■ **Objective**
Starting at the first line of the listing below, retype each line up to and including the one that contains "import * as". Leave pictures out.

___

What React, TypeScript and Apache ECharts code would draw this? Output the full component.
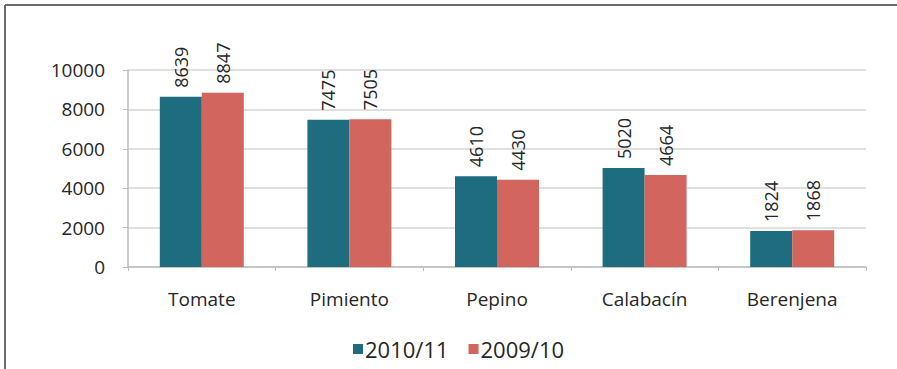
import React, { useEffect, useRef } from "react";
import * as echarts from "echarts";

const categories = ["Tomate", "Pimiento", "Pepino", "Calabacín", "Berenjena"];
const seriesNames = ["2010/11", "2009/10"];
const values2010 = [8639, 7475, 4610, 5020, 1824];
const values2009 = [8847, 7505, 4430, 4664, 1868];
const colors = ["#1d6d7e", "#d2665f"];

const FONT = "'Open Sans', 'DejaVu Sans', sans-serif";
const TEXT = "#262626";

export default function App() {
  const ref = useRef<HTMLDivElement>(null);

  useEffect(() => {
    if (!ref.current) return;
    const chart = echarts.init(ref.current, null, { renderer: "svg" });

    const labelStyle = {
      show: true,
      position: "top" as const,
      rotate: 90,
      align: "left" as const,
      verticalAlign: "middle" as const,
      distance: 9,
      fontFamily: FONT,
      fontSize: 18,
      color: TEXT,
    };

    chart.setOption({
      animation: false,
      backgroundColor: "#ffffff",
      grid: { left: 128, right: 31, top: 70, bottom: 102, containLabel: false },
      legend: {
        left: 348,
        bottom: 4,
        itemWidth: 10,
        itemHeight: 10,
        itemGap: 20,
        icon: "rect",
        textStyle: { fontFamily: FONT, fontSize: 22, color: TEXT, padding: [0, 0, 0, -3] },
        data: seriesNames,
      },
      xAxis: {
        type: "category",
        data: categories,
        axisLine: { show: true, lineStyle: { color: "#bdbdbd", width: 1.5 } },
        axisTick: { show: true, length: 4, lineStyle: { color: "#bdbdbd" } },
        axisLabel: { fontFamily: FONT, fontSize: 19, color: TEXT, margin: 22 },
      },
      yAxis: {
        type: "value",
        min: 0,
        max: 10000,
        interval: 2000,
        axisLine: { show: true, lineStyle: { color: "#bdbdbd", width: 1.5 } },
        axisTick: { show: true, length: 5, lineStyle: { color: "#bdbdbd" } },
        axisLabel: {
          fontFamily: FONT,
          fontSize: 19,
          color: TEXT,
          margin: 23,
          formatter: (v: number) => String(v),
        },
        splitLine: { show: true, lineStyle: { color: "#d6d6d6", width: 1.5 } },
      },
      series: [
        {
          name: seriesNames[0],
          type: "bar",
          data: values2010,
          barWidth: 42,
          barGap: "0%",
          itemStyle: { color: colors[0] },
          label: labelStyle,
        },
        {
          name: seriesNames[1],
          type: "bar",
          data: values2009,
          barWidth: 42,
          barGap: "0%",
          itemStyle: { color: colors[1] },
          label: labelStyle,
        },
      ],
      graphic: [
        {
          type: "line",
          shape: { x1: 5, y1: 5, x2: 897, y2: 5 },
          style: { stroke: "#6b6b6b", lineWidth: 2 },
        },
        {
          type: "line",
          shape: { x1: 5, y1: 5, x2: 5, y2: 369 },
          style: { stroke: "#6b6b6b", lineWidth: 2 },
        },
      ],
    });

    return () => chart.dispose();
  }, []);

  return (
    <div
      ref={ref}
      style={{ position: "fixed", left: 0, top: 0, width: 897, height: 369 }}
    />
  );
}
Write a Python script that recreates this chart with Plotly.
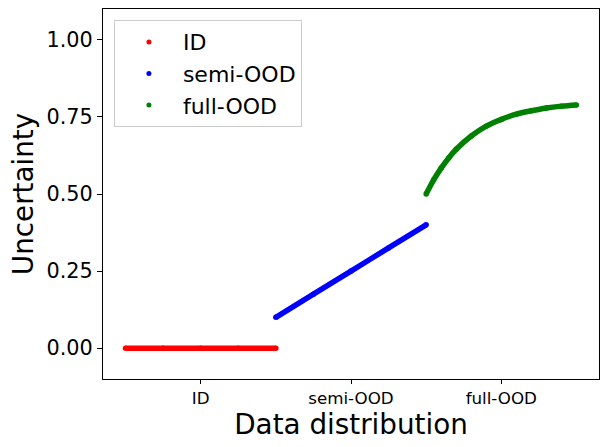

___

■ **Task answer**
What React, TypeScript and Apache ECharts code would draw this? Output the full component.
import React, { useEffect, useRef } from "react";
import * as echarts from "echarts";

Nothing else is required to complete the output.